My dad, Dr. Edwin C. Myers is a rocket scientist. In the 1970s, he designed the optics of the Infrared Interferometric Spectrometer for NASA’s Voyager I and II space probes and was featured in Who’s Who in Technology Today. He has taught at the university level, performed geophysical research in the petroleum industry, and served in public elected office. He also authored the world-famous CalcuLadder® math drill series. My mom, Nellie Myers, holds her B.A. in art and is an accomplished artist.
My parents started homeschooling in 1980 – back before most people had even heard of homeschooling! Homeschooling wasn’t easy. There were few educational materials available to homeschoolers at the time, and you couldn’t do a quick internet search either!
Thanks to God, Dad and Mom successfully homeschooled all twelve of us children, from K-12th grade, with my youngest brothers graduating in 2014. My dad still likes to joke, “Nellie and I only wanted two kids — we just never got the two we wanted!”
Homeschool Help From a Rocket Scientist
Here is some valuable insight that my dad shares for homeschooling parents today:
“I still remember the evening over 35 years ago when I found out that our oldest son—who was finishing up a second-grade math workbook—couldn’t add:
“Say, Matthew, what’s 7 + 4?”
“Uh, 7 + 4?” Matthew replied. “Let’s see . . . 7, (and his fingers went under the table as he whispered slowly) 8, 9, 10, 11 . . . 11!”

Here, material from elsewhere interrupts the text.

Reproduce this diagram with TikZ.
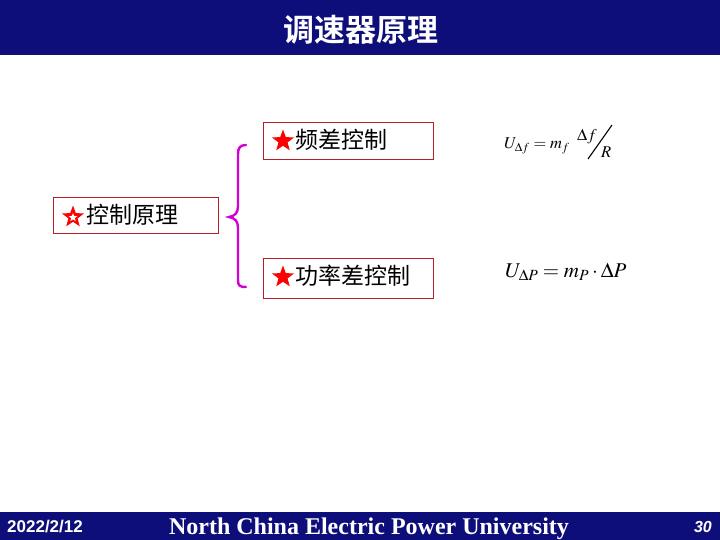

Almost every problem I asked him went that way. Matthew understood the concept of addition and he could use a concrete procedure (counting fingers) to get the right answer—most of the time— but only after 7 or 8 seconds!
“Two years with workbooks haven’t given Matthew the level of skill he needs,” I thought.
“He’ll really get bogged down in multi-digit multiplication and long division, where he’s got to use addition and subtraction routinely on his way to getting the answer. And if he learns to multiply and divide no better than he adds and subtracts, then fractions will be a disaster!”
Matthew’s experience was a classic example of the limitations of knowledge without know-how.
The Armchair Quarterback
A familiar illustration of knowledge without know-how is the armchair quarterback. A head full of football knowledge, the armchair quarterback can identify all types of football playing formations, quote the rules of the game in detail, recite statistics on dozens of players and teams, and call excellent plays from his TV-side seat.
It is quite another thing, however, to walk onto the playing field and actually EXECUTE a brilliant play that was developed while sitting in an armchair, and most armchair quarterbacks would fail if they tried. Fortunately, however, most of us don’t have to earn our livelihood by playing football, so that our playing skills don’t make a great deal of difference in our lives.
There are a number of skills, though, in which we cannot afford to be mere armchair quarterbacks, but in which our practical performance level makes a big difference in our capability as stewards under God. What are some of these skills? And how can we tell when a skill is learned “well enough”?
We want our children to get to that delightful point where they “take off and run” with the skills they’ve practiced in the classroom. This happens when students get “over the hump” of their initial awkwardness and slowness, and gain confidence and the realization that their new skills make them more capable and productive.
Many students never get over the hump in certain skills. Unless one gets over the hump, the new skill tends to fall into disuse. A good example of this tendency is the “might-have-been piano player.”
Many of us have perhaps taken lessons on the piano or another musical instrument in the past. We probably recall the unpleasantness of having to practice a skill that simply seemed to rob us of time for doing other activities at which we were more adept. If we never reached the point where piano playing “paid off” in making an attractive sound for ourselves, chances are that we’ve lost much of whatever playing skills we once attained.
Hemmed In by the Hump!
There is often an uncomfortable period — a “hump”— in the learning of an unfamiliar skill. During this period, our child is often aware of his own clumsiness in regard to the skill he’s learning. He may become irritated that the process of learning the new skill leaves him less time for other activities he enjoys.